-- DATASET EXCERPT --
══════════

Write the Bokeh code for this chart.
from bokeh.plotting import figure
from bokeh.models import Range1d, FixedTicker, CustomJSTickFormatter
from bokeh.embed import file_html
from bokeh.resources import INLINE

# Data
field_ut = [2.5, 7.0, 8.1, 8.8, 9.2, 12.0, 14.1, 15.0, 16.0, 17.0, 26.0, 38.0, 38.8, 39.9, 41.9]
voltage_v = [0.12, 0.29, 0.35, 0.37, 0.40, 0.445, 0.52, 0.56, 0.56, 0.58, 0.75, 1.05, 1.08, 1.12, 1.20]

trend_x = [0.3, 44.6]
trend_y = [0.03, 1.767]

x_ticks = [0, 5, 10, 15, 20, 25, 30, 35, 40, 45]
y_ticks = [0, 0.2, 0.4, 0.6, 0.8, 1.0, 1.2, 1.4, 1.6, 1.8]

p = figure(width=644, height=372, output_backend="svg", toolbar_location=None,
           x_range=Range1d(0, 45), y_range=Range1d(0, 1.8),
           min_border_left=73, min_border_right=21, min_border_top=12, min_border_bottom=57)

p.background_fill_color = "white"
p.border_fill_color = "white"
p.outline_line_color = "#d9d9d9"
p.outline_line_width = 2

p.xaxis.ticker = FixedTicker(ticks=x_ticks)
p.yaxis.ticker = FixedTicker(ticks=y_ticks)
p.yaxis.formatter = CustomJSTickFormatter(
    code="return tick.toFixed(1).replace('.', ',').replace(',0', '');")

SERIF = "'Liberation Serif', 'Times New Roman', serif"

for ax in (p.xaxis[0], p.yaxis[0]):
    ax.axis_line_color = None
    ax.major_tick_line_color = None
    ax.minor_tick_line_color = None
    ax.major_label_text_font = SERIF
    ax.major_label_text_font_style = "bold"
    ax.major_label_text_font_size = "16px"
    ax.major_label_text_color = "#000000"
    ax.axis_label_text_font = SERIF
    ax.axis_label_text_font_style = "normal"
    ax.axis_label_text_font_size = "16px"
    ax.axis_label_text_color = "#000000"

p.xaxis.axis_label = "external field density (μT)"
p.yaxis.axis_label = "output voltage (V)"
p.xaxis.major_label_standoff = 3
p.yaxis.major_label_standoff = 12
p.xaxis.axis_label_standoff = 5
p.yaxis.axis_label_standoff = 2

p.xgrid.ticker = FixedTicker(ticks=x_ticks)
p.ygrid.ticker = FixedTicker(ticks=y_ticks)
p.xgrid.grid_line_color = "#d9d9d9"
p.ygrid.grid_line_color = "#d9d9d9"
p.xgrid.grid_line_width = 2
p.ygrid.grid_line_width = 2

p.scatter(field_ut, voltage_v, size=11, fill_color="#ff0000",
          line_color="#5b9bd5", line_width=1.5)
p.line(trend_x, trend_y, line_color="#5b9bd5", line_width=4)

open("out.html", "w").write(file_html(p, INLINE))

══════════

-- INSTRUCTIONS TO FOLLOW --
Retype only the lines running from the top of the listing to the line that holds "from bokeh.resources import INLINE", both ends included.

-- SOLUTION TO THIS EXERCISE --
Write the Bokeh code for this chart.
from bokeh.plotting import figure
from bokeh.models import Range1d, FixedTicker, CustomJSTickFormatter
from bokeh.embed import file_html
from bokeh.resources import INLINE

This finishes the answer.